● MATERIAL PROVIDED
──────

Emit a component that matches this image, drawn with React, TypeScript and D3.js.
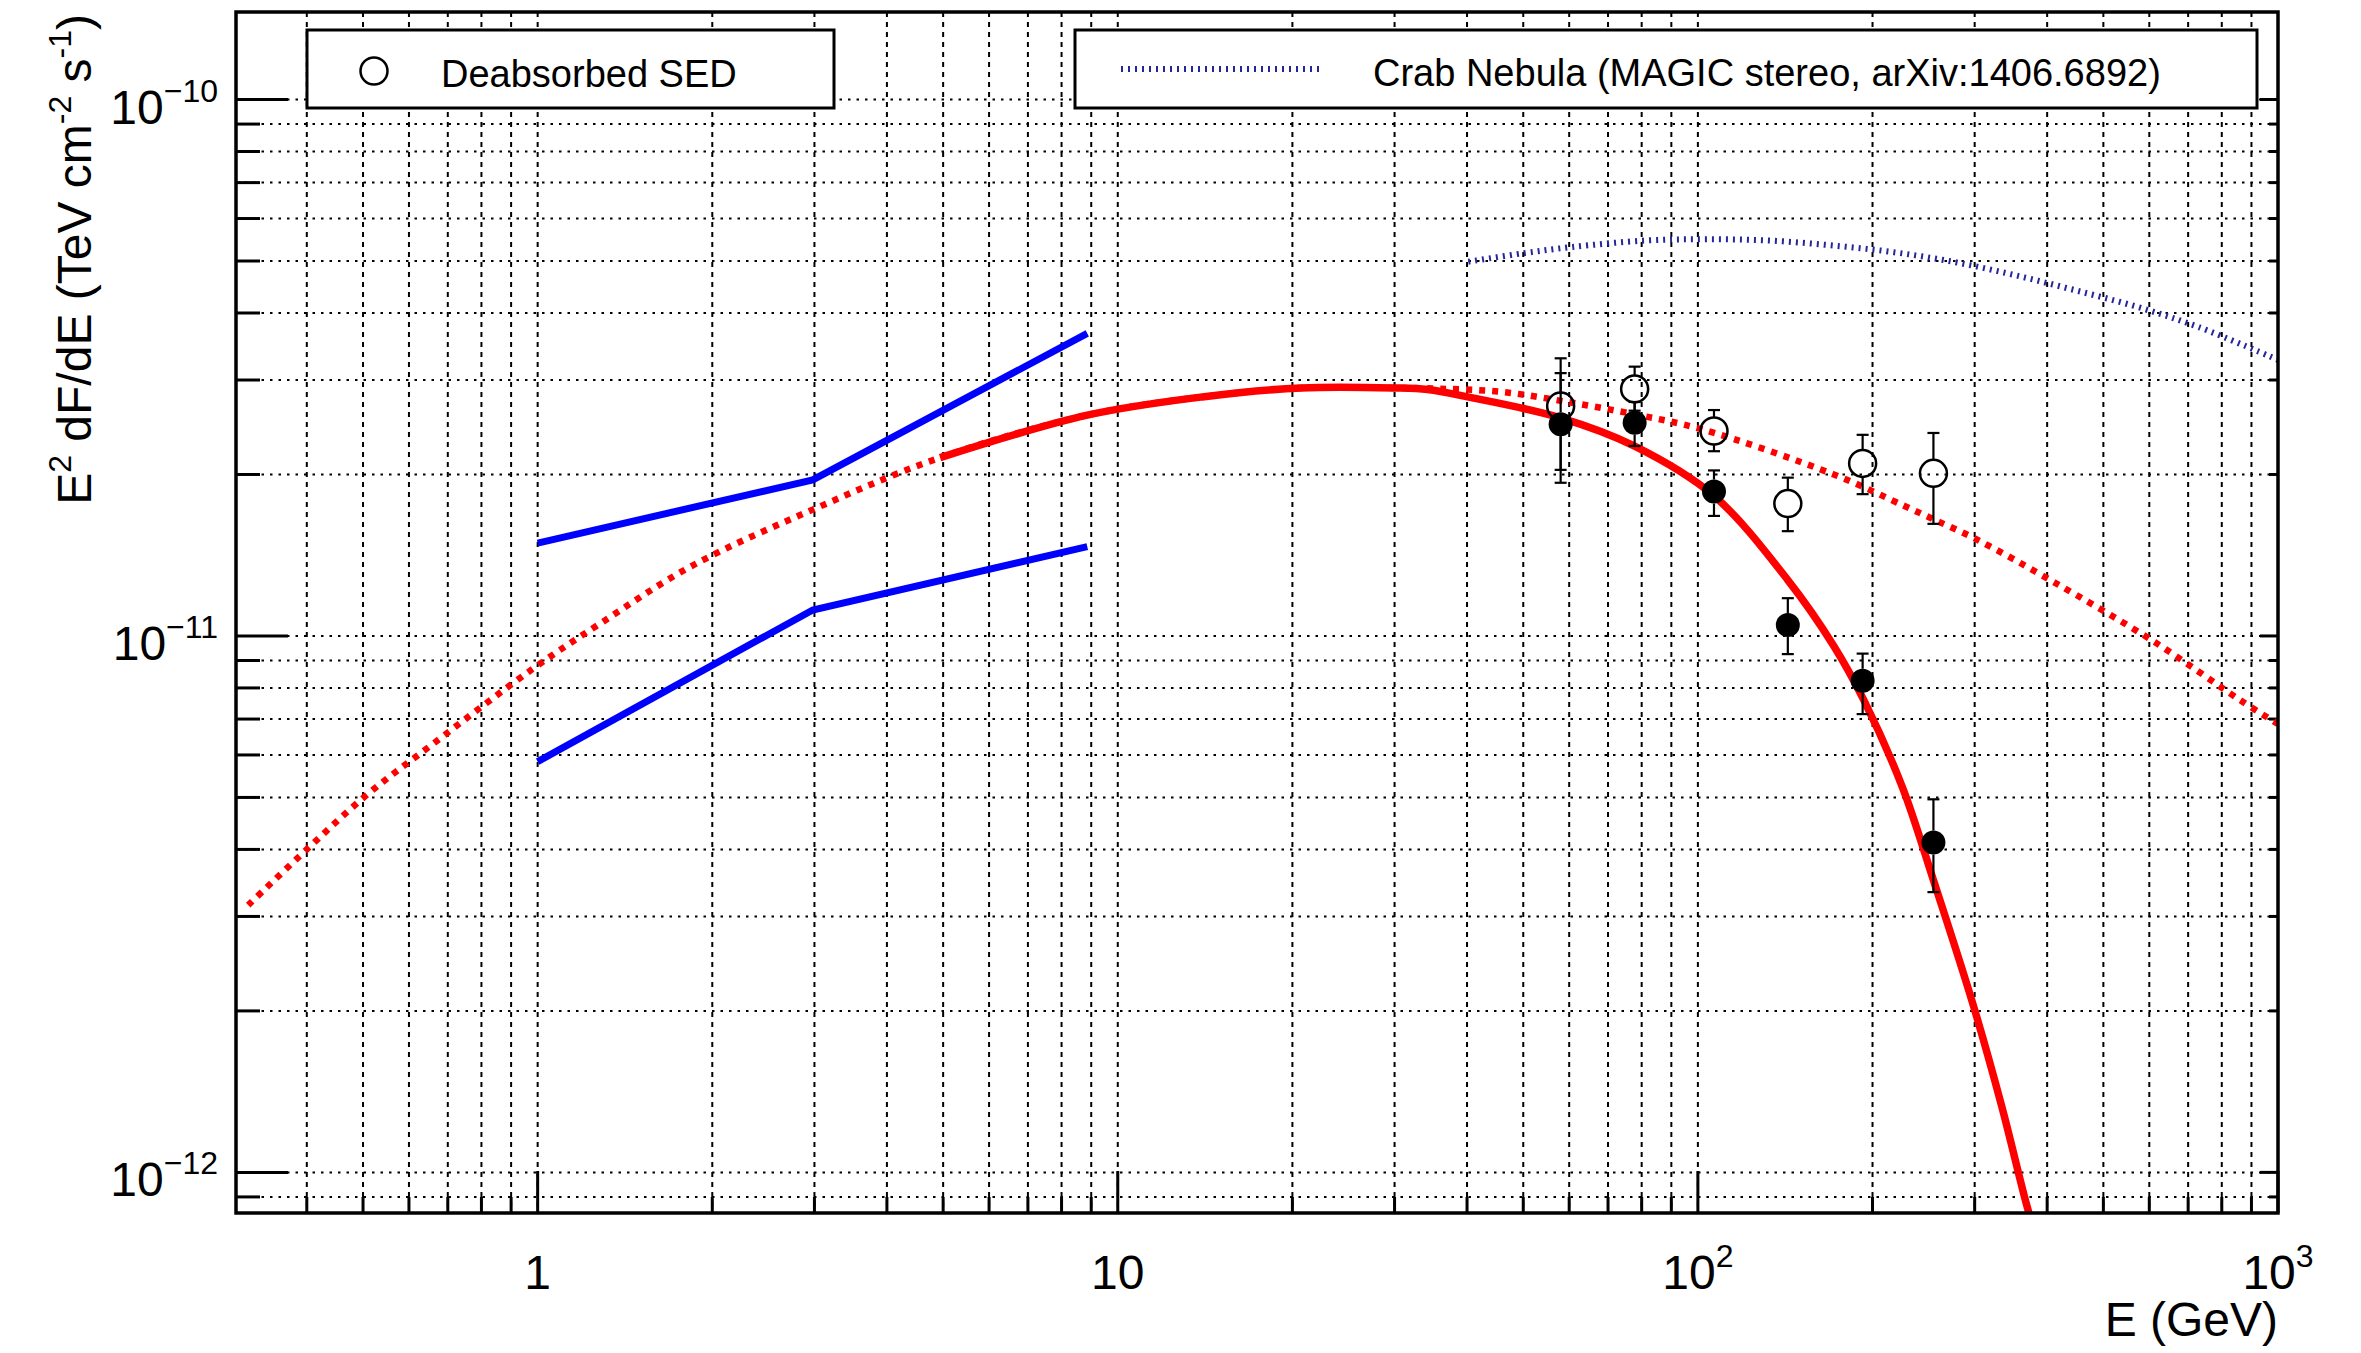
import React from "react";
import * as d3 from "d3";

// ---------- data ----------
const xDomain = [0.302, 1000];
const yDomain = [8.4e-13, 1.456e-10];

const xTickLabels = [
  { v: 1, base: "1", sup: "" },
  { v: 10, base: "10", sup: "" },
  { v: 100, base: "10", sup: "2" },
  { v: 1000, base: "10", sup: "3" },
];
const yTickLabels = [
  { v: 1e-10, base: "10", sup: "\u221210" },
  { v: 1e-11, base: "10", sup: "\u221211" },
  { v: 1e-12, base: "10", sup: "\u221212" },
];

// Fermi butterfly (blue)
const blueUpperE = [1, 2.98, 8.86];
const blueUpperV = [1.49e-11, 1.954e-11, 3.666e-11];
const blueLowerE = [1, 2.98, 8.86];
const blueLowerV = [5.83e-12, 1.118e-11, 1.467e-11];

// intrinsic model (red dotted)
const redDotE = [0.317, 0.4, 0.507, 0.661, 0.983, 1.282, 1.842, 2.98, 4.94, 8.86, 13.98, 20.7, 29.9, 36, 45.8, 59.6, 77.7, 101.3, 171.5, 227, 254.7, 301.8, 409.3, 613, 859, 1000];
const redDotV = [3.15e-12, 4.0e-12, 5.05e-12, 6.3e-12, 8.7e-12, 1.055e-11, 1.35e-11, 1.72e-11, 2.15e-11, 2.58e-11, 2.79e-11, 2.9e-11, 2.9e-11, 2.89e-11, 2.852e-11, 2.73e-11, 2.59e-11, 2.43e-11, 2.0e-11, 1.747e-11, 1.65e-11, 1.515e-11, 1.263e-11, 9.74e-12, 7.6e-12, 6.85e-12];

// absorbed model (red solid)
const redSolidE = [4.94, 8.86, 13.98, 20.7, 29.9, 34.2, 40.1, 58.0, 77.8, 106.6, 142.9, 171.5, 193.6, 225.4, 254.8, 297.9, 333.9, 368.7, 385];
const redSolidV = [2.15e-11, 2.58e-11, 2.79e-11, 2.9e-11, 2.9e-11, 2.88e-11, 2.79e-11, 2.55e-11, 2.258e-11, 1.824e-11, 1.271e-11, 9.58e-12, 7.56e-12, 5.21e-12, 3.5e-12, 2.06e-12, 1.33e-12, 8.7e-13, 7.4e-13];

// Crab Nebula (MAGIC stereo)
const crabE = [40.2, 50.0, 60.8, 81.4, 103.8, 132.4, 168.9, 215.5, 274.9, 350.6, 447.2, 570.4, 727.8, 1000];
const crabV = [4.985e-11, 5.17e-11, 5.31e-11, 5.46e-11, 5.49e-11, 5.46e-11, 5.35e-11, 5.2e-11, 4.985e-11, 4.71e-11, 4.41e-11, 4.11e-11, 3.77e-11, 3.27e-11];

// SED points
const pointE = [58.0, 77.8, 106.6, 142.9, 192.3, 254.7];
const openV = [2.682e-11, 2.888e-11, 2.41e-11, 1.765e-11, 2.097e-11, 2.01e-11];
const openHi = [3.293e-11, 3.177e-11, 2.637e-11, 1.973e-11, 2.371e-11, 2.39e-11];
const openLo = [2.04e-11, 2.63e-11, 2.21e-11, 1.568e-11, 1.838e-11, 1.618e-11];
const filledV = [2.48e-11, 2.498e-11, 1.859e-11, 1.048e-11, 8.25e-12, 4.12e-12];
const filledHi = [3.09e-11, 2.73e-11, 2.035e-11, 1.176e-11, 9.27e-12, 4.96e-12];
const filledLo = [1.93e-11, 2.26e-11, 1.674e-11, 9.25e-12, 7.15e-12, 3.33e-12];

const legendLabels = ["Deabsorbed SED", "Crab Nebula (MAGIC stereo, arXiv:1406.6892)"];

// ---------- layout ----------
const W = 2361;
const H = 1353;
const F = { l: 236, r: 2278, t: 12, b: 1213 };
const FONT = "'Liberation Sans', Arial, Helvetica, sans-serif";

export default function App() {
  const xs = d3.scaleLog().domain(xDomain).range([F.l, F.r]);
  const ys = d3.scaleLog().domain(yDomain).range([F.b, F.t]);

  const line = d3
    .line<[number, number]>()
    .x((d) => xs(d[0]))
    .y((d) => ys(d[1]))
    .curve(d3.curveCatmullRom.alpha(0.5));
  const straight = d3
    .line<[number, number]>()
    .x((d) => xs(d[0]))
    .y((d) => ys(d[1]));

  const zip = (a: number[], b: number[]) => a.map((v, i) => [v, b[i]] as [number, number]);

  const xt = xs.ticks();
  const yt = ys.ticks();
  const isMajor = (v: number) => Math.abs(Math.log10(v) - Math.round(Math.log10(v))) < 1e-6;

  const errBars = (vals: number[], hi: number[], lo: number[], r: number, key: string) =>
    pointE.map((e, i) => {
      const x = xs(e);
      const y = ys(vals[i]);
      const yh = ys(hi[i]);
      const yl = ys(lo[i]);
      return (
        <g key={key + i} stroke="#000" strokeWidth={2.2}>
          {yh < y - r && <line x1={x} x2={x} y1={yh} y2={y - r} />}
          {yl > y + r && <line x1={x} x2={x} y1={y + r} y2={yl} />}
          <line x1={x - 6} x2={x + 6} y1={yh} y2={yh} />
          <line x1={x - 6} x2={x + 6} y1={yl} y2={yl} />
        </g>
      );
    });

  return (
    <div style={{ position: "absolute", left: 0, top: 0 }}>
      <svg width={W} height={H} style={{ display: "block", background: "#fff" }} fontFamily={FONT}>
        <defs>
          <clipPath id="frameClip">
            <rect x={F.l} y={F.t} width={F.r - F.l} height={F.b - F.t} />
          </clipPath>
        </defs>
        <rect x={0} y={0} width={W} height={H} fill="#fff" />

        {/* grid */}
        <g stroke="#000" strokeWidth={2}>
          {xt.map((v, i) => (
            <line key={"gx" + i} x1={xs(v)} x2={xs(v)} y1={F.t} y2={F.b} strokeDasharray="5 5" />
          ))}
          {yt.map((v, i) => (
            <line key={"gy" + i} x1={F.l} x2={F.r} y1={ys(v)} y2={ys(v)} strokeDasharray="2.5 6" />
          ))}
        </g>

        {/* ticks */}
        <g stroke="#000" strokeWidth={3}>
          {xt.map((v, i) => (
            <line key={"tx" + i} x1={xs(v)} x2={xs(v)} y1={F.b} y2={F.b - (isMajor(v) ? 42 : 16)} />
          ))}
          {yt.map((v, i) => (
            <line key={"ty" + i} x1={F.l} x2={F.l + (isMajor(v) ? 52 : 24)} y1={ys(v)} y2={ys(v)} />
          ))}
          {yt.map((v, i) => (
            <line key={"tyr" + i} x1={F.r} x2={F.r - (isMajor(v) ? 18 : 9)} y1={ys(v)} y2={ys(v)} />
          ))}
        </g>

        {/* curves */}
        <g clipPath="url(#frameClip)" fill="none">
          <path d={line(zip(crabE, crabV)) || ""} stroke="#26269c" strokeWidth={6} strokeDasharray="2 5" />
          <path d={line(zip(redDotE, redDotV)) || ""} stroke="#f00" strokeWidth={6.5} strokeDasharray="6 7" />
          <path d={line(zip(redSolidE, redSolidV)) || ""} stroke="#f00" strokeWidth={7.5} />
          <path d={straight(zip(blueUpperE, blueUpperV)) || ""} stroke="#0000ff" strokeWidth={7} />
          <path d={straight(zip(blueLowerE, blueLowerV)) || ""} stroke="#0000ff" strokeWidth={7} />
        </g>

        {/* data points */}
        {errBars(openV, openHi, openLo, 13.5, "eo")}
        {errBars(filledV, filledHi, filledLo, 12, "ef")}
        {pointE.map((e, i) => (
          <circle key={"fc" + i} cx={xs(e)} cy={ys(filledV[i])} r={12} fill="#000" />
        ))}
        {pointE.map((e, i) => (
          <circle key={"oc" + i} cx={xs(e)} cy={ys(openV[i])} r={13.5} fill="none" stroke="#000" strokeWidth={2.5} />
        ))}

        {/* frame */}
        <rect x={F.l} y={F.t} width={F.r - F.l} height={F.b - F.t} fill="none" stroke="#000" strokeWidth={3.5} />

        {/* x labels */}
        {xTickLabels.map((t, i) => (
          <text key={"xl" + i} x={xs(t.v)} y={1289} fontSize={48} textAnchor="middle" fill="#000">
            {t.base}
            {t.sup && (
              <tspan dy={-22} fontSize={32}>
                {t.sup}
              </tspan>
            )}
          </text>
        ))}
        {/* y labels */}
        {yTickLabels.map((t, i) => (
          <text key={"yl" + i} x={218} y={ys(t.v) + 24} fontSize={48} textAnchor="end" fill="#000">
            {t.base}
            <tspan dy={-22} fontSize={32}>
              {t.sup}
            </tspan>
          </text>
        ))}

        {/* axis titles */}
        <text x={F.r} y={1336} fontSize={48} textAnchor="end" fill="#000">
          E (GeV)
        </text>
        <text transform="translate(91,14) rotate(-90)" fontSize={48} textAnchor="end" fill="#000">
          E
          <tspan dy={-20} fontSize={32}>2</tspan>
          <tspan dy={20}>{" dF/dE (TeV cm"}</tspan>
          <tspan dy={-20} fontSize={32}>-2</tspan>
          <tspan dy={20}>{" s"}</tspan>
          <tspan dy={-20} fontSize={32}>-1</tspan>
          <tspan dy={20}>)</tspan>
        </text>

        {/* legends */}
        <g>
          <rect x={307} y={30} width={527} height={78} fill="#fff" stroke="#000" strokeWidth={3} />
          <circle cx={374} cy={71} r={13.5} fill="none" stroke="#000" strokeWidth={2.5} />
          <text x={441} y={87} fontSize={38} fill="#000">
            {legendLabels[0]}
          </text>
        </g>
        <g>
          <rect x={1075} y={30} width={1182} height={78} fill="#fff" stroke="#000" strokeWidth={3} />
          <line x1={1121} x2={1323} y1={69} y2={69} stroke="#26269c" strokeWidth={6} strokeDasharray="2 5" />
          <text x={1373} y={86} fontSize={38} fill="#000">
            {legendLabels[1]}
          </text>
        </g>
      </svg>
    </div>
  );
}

──────

● OBJECTIVE
Starting at the top of the listing above, please restate word for word each line up to and including the one that holds "const yDomain = [8.4e-13, 1.456e-10];", omitting every image.

● ANSWER TO THE TASK
Emit a component that matches this image, drawn with React, TypeScript and D3.js.
import React from "react";
import * as d3 from "d3";

// ---------- data ----------
const xDomain = [0.302, 1000];
const yDomain = [8.4e-13, 1.456e-10];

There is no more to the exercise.